**SHORT TASK**:
Output the material word for word. Leave each picture out.

**SOURCE DATA**:

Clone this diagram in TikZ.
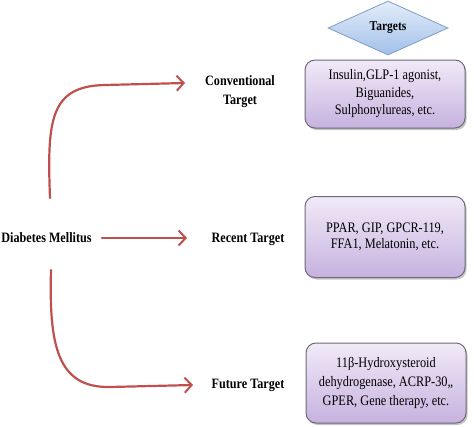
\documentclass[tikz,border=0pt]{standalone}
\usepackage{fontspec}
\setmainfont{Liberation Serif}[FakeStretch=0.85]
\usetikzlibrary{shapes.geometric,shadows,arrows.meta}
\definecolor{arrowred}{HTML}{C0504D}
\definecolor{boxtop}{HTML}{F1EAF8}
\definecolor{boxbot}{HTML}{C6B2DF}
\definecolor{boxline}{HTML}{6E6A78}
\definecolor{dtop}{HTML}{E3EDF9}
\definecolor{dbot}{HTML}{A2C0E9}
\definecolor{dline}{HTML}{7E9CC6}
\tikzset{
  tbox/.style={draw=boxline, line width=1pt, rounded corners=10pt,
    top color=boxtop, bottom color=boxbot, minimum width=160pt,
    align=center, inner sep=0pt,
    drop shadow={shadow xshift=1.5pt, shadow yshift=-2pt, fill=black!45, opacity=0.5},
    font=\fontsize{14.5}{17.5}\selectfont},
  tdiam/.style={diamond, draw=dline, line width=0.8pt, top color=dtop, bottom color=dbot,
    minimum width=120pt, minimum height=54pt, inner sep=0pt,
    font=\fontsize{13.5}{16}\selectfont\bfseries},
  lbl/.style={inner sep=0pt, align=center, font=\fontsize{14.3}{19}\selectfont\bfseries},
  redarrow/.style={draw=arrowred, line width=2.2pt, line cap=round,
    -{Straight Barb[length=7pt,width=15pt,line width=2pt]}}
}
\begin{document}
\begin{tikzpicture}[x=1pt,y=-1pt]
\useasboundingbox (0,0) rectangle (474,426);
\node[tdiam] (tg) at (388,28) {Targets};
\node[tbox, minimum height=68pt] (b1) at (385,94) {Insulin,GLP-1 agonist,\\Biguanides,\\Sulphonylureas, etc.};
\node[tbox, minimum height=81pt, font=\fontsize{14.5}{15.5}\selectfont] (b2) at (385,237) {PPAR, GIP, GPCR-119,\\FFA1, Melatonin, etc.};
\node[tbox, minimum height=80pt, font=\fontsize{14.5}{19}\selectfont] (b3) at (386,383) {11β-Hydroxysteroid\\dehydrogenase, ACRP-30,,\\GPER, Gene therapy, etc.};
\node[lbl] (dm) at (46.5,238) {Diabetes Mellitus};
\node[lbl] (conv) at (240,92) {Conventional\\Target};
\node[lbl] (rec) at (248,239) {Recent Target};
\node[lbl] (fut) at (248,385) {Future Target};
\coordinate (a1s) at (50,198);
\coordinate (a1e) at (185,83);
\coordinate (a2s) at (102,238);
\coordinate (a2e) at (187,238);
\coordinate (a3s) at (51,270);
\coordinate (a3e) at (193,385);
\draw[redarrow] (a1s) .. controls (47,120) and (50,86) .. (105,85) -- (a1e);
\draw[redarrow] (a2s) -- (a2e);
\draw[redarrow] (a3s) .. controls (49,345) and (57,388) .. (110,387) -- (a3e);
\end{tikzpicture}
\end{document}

**THE SOLUTION**:
Clone this diagram in TikZ.
\documentclass[tikz,border=0pt]{standalone}
\usepackage{fontspec}
\setmainfont{Liberation Serif}[FakeStretch=0.85]
\usetikzlibrary{shapes.geometric,shadows,arrows.meta}
\definecolor{arrowred}{HTML}{C0504D}
\definecolor{boxtop}{HTML}{F1EAF8}
\definecolor{boxbot}{HTML}{C6B2DF}
\definecolor{boxline}{HTML}{6E6A78}
\definecolor{dtop}{HTML}{E3EDF9}
\definecolor{dbot}{HTML}{A2C0E9}
\definecolor{dline}{HTML}{7E9CC6}
\tikzset{
  tbox/.style={draw=boxline, line width=1pt, rounded corners=10pt,
    top color=boxtop, bottom color=boxbot, minimum width=160pt,
    align=center, inner sep=0pt,
    drop shadow={shadow xshift=1.5pt, shadow yshift=-2pt, fill=black!45, opacity=0.5},
    font=\fontsize{14.5}{17.5}\selectfont},
  tdiam/.style={diamond, draw=dline, line width=0.8pt, top color=dtop, bottom color=dbot,
    minimum width=120pt, minimum height=54pt, inner sep=0pt,
    font=\fontsize{13.5}{16}\selectfont\bfseries},
  lbl/.style={inner sep=0pt, align=center, font=\fontsize{14.3}{19}\selectfont\bfseries},
  redarrow/.style={draw=arrowred, line width=2.2pt, line cap=round,
    -{Straight Barb[length=7pt,width=15pt,line width=2pt]}}
}
\begin{document}
\begin{tikzpicture}[x=1pt,y=-1pt]
\useasboundingbox (0,0) rectangle (474,426);
\node[tdiam] (tg) at (388,28) {Targets};
\node[tbox, minimum height=68pt] (b1) at (385,94) {Insulin,GLP-1 agonist,\\Biguanides,\\Sulphonylureas, etc.};
\node[tbox, minimum height=81pt, font=\fontsize{14.5}{15.5}\selectfont] (b2) at (385,237) {PPAR, GIP, GPCR-119,\\FFA1, Melatonin, etc.};
\node[tbox, minimum height=80pt, font=\fontsize{14.5}{19}\selectfont] (b3) at (386,383) {11β-Hydroxysteroid\\dehydrogenase, ACRP-30,,\\GPER, Gene therapy, etc.};
\node[lbl] (dm) at (46.5,238) {Diabetes Mellitus};
\node[lbl] (conv) at (240,92) {Conventional\\Target};
\node[lbl] (rec) at (248,239) {Recent Target};
\node[lbl] (fut) at (248,385) {Future Target};
\coordinate (a1s) at (50,198);
\coordinate (a1e) at (185,83);
\coordinate (a2s) at (102,238);
\coordinate (a2e) at (187,238);
\coordinate (a3s) at (51,270);
\coordinate (a3e) at (193,385);
\draw[redarrow] (a1s) .. controls (47,120) and (50,86) .. (105,85) -- (a1e);
\draw[redarrow] (a2s) -- (a2e);
\draw[redarrow] (a3s) .. controls (49,345) and (57,388) .. (110,387) -- (a3e);
\end{tikzpicture}
\end{document}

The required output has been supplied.